The 5 Most Notorious Ghosts, Haunts and Urban Legends in Utica
With history in the Mohawk Valley of Upstate New York stretching back beyond the French and Indian Wars, our area is home to some notorious haunted locations. We’ve been exploring them with the help of the NY Shadowchasers. Here are the most thought provoking.
The bloody battle at Oriskany during the American Revolution cost the Americans 350 lives compared to just 65 Redcoats who perished during the British ambush attack. Among the rebel dead was General Nicholas Herkimer. Today the Oriskany Battlefield Monument stands tall over a serene field off of Route 69. The first CNY location on our list you wouldn’t want to be in after dark.
Old Main at the Utica Psychiatric Center was once on the vanguard in the treatment of mental health in the United States. Opened in 1843, the Main Building at the Utica State Hospital was the state’s first public mental health facility and the country as a whole. Among the inventions at Old Main was the Utica Crib, a confining cage used to subdue patients. The treatments, and perhaps torments, of thousands of souls who have passed through the building have surely leeched into the cold stone walls. The building, today looming over Court Street in West Utica stands shuttered and unused-a testament to a bygone era.

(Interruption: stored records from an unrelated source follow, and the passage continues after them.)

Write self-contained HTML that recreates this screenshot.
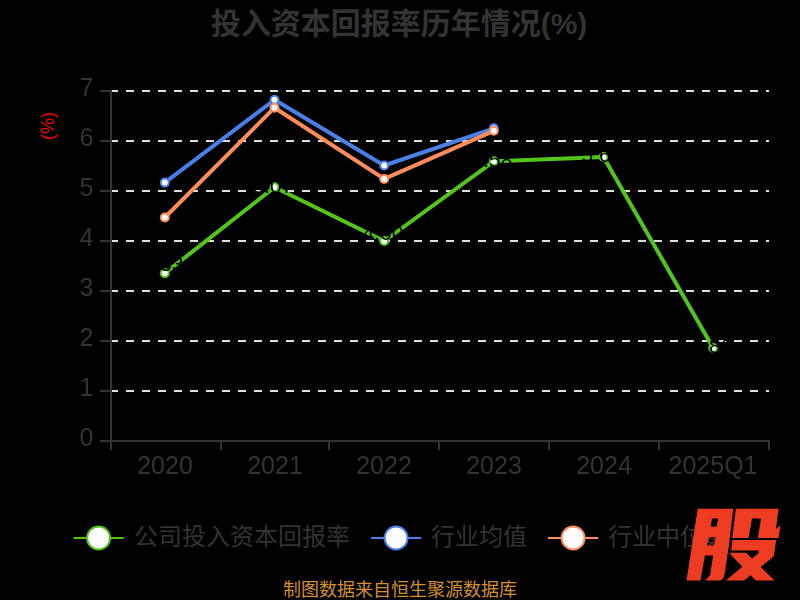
<!DOCTYPE html>
<html lang="zh"><head><meta charset="utf-8"><title>投入资本回报率历年情况(%)</title>
<style>
html,body{margin:0;padding:0;background:#000;}
body{width:800px;height:600px;position:relative;overflow:hidden;font-family:"Liberation Sans",sans-serif;color:#333333;}
svg{position:absolute;left:0;top:0;}
svg text{font-family:"Liberation Sans","Noto Sans CJK SC",sans-serif;}
.yl,.xl{will-change:transform;}
.yl{position:absolute;left:40px;width:53px;text-align:right;font-size:25px;letter-spacing:-0.3px;line-height:28px;height:28px;}
.xl{position:absolute;top:450.7px;width:120px;text-align:center;font-size:25px;letter-spacing:0;line-height:28px;height:28px;}
.dl{position:absolute;width:60px;text-align:center;font-size:21px;line-height:22px;height:22px;color:#000;will-change:transform;}
.unit{position:absolute;left:47.5px;top:126px;width:0;height:0;}
.unit span{position:absolute;left:-30px;top:-12px;width:60px;height:24px;line-height:24px;text-align:center;font-size:18px;color:#ff0000;transform:rotate(-90deg);display:block;}
</style></head>
<body>
<svg width="800" height="600" viewBox="0 0 800 600">
<line x1="110" y1="391" x2="769" y2="391" stroke="#dedede" stroke-width="2" stroke-dasharray="8 8"/>
<line x1="110" y1="341" x2="769" y2="341" stroke="#dedede" stroke-width="2" stroke-dasharray="8 8"/>
<line x1="110" y1="291" x2="769" y2="291" stroke="#dedede" stroke-width="2" stroke-dasharray="8 8"/>
<line x1="110" y1="241" x2="769" y2="241" stroke="#dedede" stroke-width="2" stroke-dasharray="8 8"/>
<line x1="110" y1="191" x2="769" y2="191" stroke="#dedede" stroke-width="2" stroke-dasharray="8 8"/>
<line x1="110" y1="141" x2="769" y2="141" stroke="#dedede" stroke-width="2" stroke-dasharray="8 8"/>
<line x1="110" y1="91" x2="769" y2="91" stroke="#dedede" stroke-width="2" stroke-dasharray="8 8"/>
<g stroke="#333333" stroke-width="2" fill="none">
<line x1="111" y1="89.5" x2="111" y2="442"/>
<line x1="100" y1="441" x2="770" y2="441"/>
<line x1="100" y1="391" x2="111" y2="391"/>
<line x1="100" y1="341" x2="111" y2="341"/>
<line x1="100" y1="291" x2="111" y2="291"/>
<line x1="100" y1="241" x2="111" y2="241"/>
<line x1="100" y1="191" x2="111" y2="191"/>
<line x1="100" y1="141" x2="111" y2="141"/>
<line x1="100" y1="91" x2="111" y2="91"/>
<line x1="111" y1="441" x2="111" y2="450"/>
<line x1="221" y1="441" x2="221" y2="450"/>
<line x1="329" y1="441" x2="329" y2="450"/>
<line x1="439" y1="441" x2="439" y2="450"/>
<line x1="549" y1="441" x2="549" y2="450"/>
<line x1="659" y1="441" x2="659" y2="450"/>
<line x1="769" y1="441" x2="769" y2="450"/>
</g>
<polyline points="164.8,273.3 274.5,187.2 384.2,241 493.8,161.3 603.5,157 713.2,348" fill="none" stroke="#52c41a" stroke-width="4" stroke-linejoin="round"/>
<circle cx="164.8" cy="273.3" r="4" fill="#fff" stroke="#52c41a" stroke-width="2"/>
<circle cx="274.5" cy="187.2" r="4" fill="#fff" stroke="#52c41a" stroke-width="2"/>
<circle cx="384.2" cy="241" r="4" fill="#fff" stroke="#52c41a" stroke-width="2"/>
<circle cx="493.8" cy="161.3" r="4" fill="#fff" stroke="#52c41a" stroke-width="2"/>
<circle cx="603.5" cy="157" r="4" fill="#fff" stroke="#52c41a" stroke-width="2"/>
<circle cx="713.2" cy="348" r="4" fill="#fff" stroke="#52c41a" stroke-width="2"/>
<polyline points="164.8,182.6 274.5,99.8 384.2,165.5 493.8,128.3" fill="none" stroke="#4a7fe8" stroke-width="4" stroke-linejoin="round"/>
<circle cx="164.8" cy="182.6" r="4" fill="#fff" stroke="#4a7fe8" stroke-width="2"/>
<circle cx="274.5" cy="99.8" r="4" fill="#fff" stroke="#4a7fe8" stroke-width="2"/>
<circle cx="384.2" cy="165.5" r="4" fill="#fff" stroke="#4a7fe8" stroke-width="2"/>
<circle cx="493.8" cy="128.3" r="4" fill="#fff" stroke="#4a7fe8" stroke-width="2"/>
<polyline points="164.8,217.5 274.5,107.7 384.2,178.9 493.8,130.8" fill="none" stroke="#ff8c5a" stroke-width="4" stroke-linejoin="round"/>
<circle cx="164.8" cy="217.5" r="4" fill="#fff" stroke="#ff8c5a" stroke-width="2"/>
<circle cx="274.5" cy="107.7" r="4" fill="#fff" stroke="#ff8c5a" stroke-width="2"/>
<circle cx="384.2" cy="178.9" r="4" fill="#fff" stroke="#ff8c5a" stroke-width="2"/>
<circle cx="493.8" cy="130.8" r="4" fill="#fff" stroke="#ff8c5a" stroke-width="2"/>
<text x="399" y="34" font-size="30" font-weight="bold" fill="#333333" text-anchor="middle">投入资本回报率历年情况(%)</text>
<line x1="73.5" y1="537.9" x2="123.7" y2="537.9" stroke="#52c41a" stroke-width="2"/>
<circle cx="98.6" cy="538" r="11.5" fill="#fff" stroke="#52c41a" stroke-width="2"/>
<text x="134" y="545" font-size="24" fill="#333333">公司投入资本回报率</text>
<line x1="371.0" y1="537.9" x2="421.2" y2="537.9" stroke="#4a7fe8" stroke-width="2"/>
<circle cx="396.1" cy="538" r="11.5" fill="#fff" stroke="#4a7fe8" stroke-width="2"/>
<text x="431" y="545" font-size="24" fill="#333333">行业均值</text>
<line x1="548.0" y1="537.9" x2="598.2" y2="537.9" stroke="#ff8c5a" stroke-width="2"/>
<circle cx="573.1" cy="538" r="11.5" fill="#fff" stroke="#ff8c5a" stroke-width="2"/>
<text x="608" y="545" font-size="24" fill="#333333">行业中位数</text>
<text x="400" y="596" font-size="18" fill="#d2912b" text-anchor="middle">制图数据来自恒生聚源数据库</text>
<g fill="#ee3c23" aria-label="股">
<path fill-rule="evenodd" d="M697.75 508.7 L733.25 508.7 L729 545 L724.6 574 Q723.6 580.6 718.5 580.6 L704.9 580.6 L710.1 575.4 L713.1 555.5 L704.9 555.5 L700.4 580.6 L686.5 580.6ZM712 518.5 L718.2 518.5 L716.5 526.8 L710.5 526.8ZM708.8 537 L715.7 537 L714 545.5 L707.2 545.5Z"/>
<path d="M735.9 508.7 L778.6 508.7 L775.9 528.9 L780.4 525.3 L778.6 538 L757.9 538 L761 518.4 L752 518.4 L748.6 538 L732.1 538Z"/>
<path d="M732.4 540.1 L776.2 540.1 L773.8 556.25 L744.1 580.6 L725.75 580.6 L758.7 552.9 L758.7 550.4 L731.2 550.4Z"/>
<path d="M730.3 552.7 L746.2 552.7 L774.5 580.6 L755.75 580.6 L730.1 554Z"/>
</g>
</svg>
<div class="yl" style="top:422.5px">0</div><div class="yl" style="top:372.5px">1</div><div class="yl" style="top:322.5px">2</div><div class="yl" style="top:272.5px">3</div><div class="yl" style="top:222.5px">4</div><div class="yl" style="top:172.5px">5</div><div class="yl" style="top:122.5px">6</div><div class="yl" style="top:72.5px">7</div>
<div class="xl" style="left:104.80000000000001px">2020</div><div class="xl" style="left:214.5px">2021</div><div class="xl" style="left:324.2px">2022</div><div class="xl" style="left:433.8px">2023</div><div class="xl" style="left:543.5px">2024</div><div class="xl" style="left:653.2px">2025Q1</div>
<div class="unit"><span>(%)</span></div>
<div class="dl" style="left:133.2px;top:252.8px">3.33</div><div class="dl" style="left:242.9px;top:174.9px">5.07</div><div class="dl" style="left:352.6px;top:222.2px">4.00</div><div class="dl" style="left:462.2px;top:148.5px">5.58</div><div class="dl" style="left:571.9px;top:144.2px">5.66</div><div class="dl" style="left:681.6px;top:334.5px">1.86</div>
</body></html>
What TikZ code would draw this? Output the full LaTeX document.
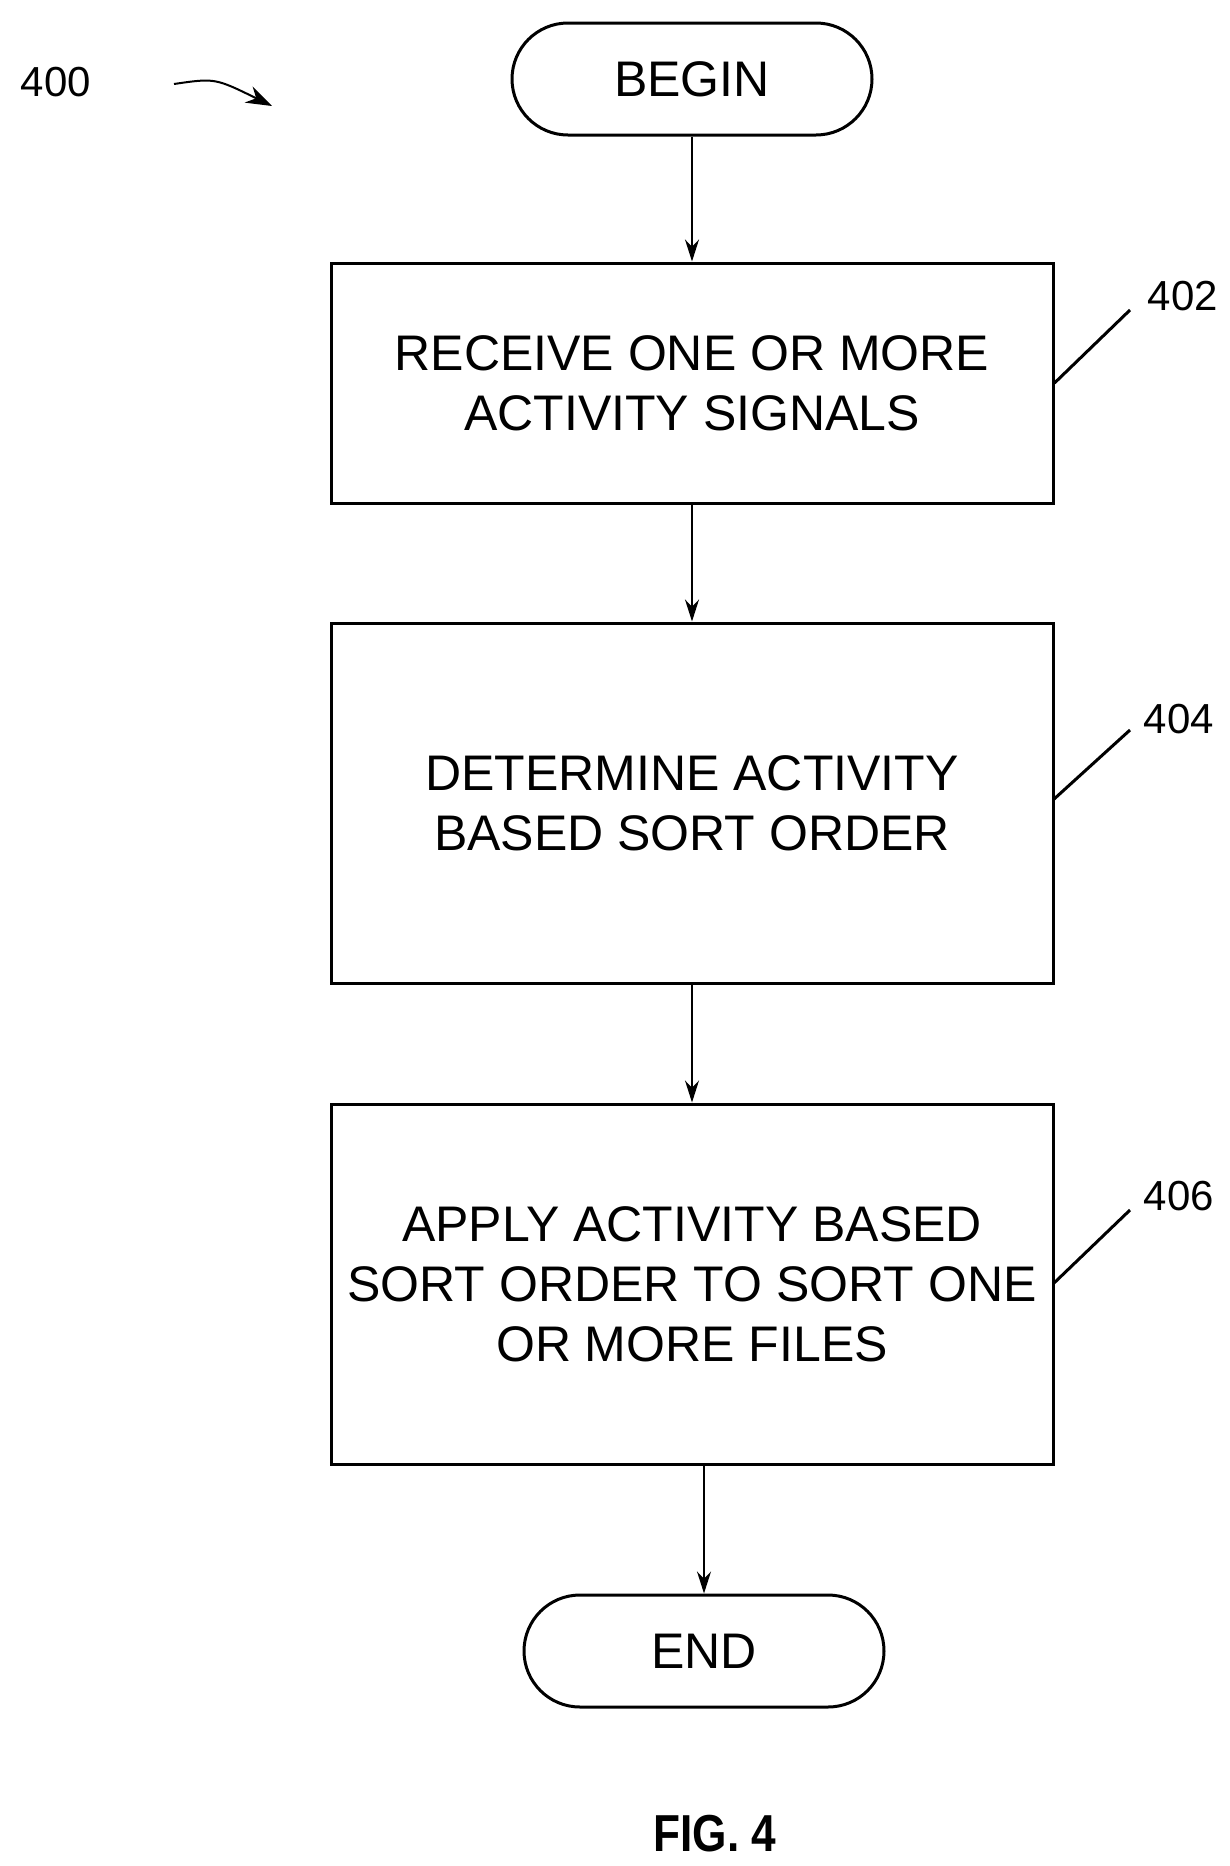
\documentclass[tikz,border=0pt]{standalone}
\usepackage{fontspec}
\setmainfont{Liberation Sans}
\usetikzlibrary{arrows.meta}
\begin{document}
\begin{tikzpicture}[x=1pt,y=-1pt,
  line width=3pt,
  txt/.style={font=\fontsize{50}{60}\selectfont,align=center},
  box/.style={draw,rectangle,minimum width=722pt,txt},
  term/.style={draw,rounded corners=56pt,minimum width=360pt,minimum height=112pt,txt},
  arr/.style={line width=1.5pt,-{Stealth[length=22pt,width=14pt]}},
  lead/.style={line width=3pt},
  lab/.style={font=\fontsize{42}{50}\selectfont}]
\useasboundingbox (0,0) rectangle (1230,1866);
\node[term] (begin) at (692,79) {BEGIN};
\node[box,minimum height=240pt] (b402) at (692,383) {RECEIVE ONE OR MORE\\ACTIVITY SIGNALS};
\node[box,minimum height=360pt] (b404) at (692,803) {DETERMINE ACTIVITY\\BASED SORT ORDER};
\node[box,minimum height=360pt] (b406) at (692,1284) {APPLY ACTIVITY BASED\\SORT ORDER TO SORT ONE\\OR MORE FILES};
\node[term] (end) at (704,1651) {END};
\draw[arr] (begin) -- (b402);
\draw[arr] (b402) -- (b404);
\draw[arr] (b404) -- (b406);
\draw[arr] (b406.south -| end.north) -- (end);
\coordinate (l402) at (1130,310);
\coordinate (l404) at (1130,730);
\coordinate (l406) at (1130,1210);
\draw[lead] (b402.east) -- (l402);
\draw[lead] (1053,800) -- (l404);
\draw[lead] (1053,1284) -- (l406);
\node[lab] (t402) at (1183,296) {402};
\node[lab] (t404) at (1179,719) {404};
\node[lab] (t406) at (1179,1196) {406};
\node[lab] (t400) at (56,82) {400};
\coordinate (a0) at (174,84);
\coordinate (a1) at (272,106);
\draw[line width=2pt,-{Stealth[length=26pt,width=18pt]}] (a0) .. controls (215,78) .. (a1);
\node[font=\fontsize{52}{60}\selectfont\bfseries] (fig) at (715,1834) {\addfontfeature{FakeStretch=0.85}FIG. 4};
\end{tikzpicture}
\end{document}
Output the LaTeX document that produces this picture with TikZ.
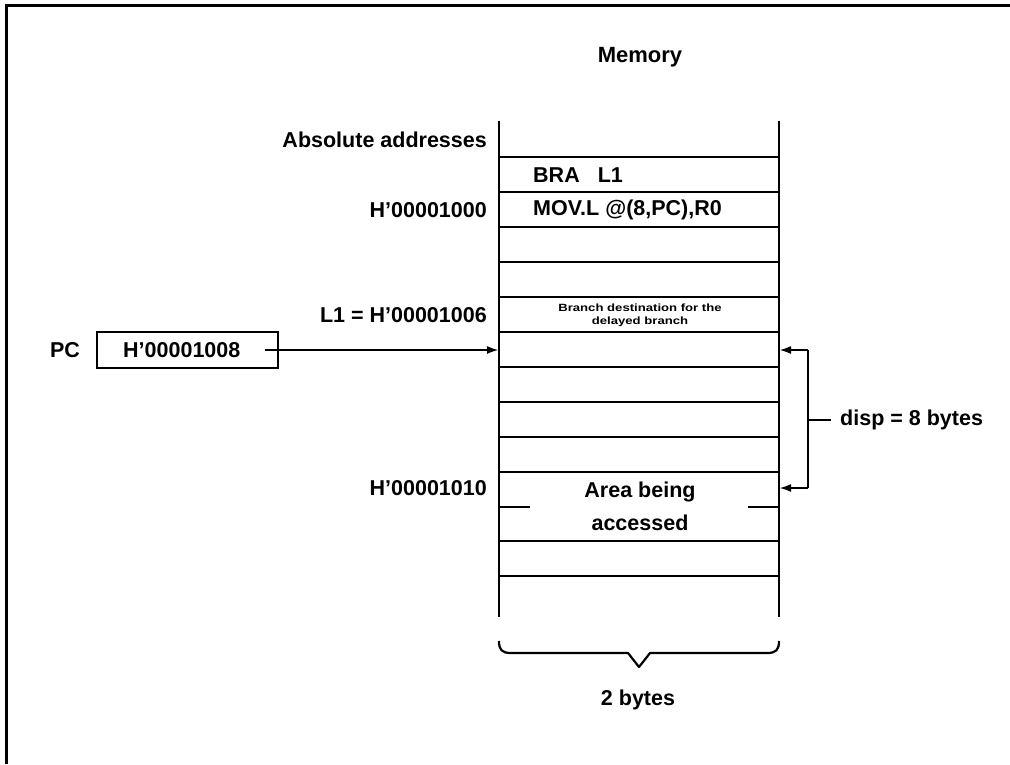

The hills west of Remsen are another hotbed of the paranormal in Central New York. Situated in the town of Steuben is the grave of Revolutionary War general Baron Von Steuben. On the way to the Baron’s resting place is the Starr Hill Road cemetery. It’s home to one of the creepiest urban legends in the area: the rocking chair. There is a solitary rocking chair in the cemetery. Is it part of a memorial? A resting place for the sexton? Legend has it that death becomes those who dare rock in that chair.
The Erie Canal brought prosperity to Buffalo, Rochester, Syracuse, Rome and Utica in the mid 1800s. The waterway routed the commerce of Great Lakes shipping through the heart of the Empire State and south to New York City via the Hudson. The untold story of the canal is of the men who perished along the towpaths, and in the hotels and flophouses of the route.
Beardslee Castle near Little Falls reigns as the most notorious haunted location in Central New York. Unexplained apparitions, noises and temperature shifts that mark hauntings are all present at this bar and restaurant. The TAPS crew from ‘Ghost Hunters’ even paid a visit to Beardslee.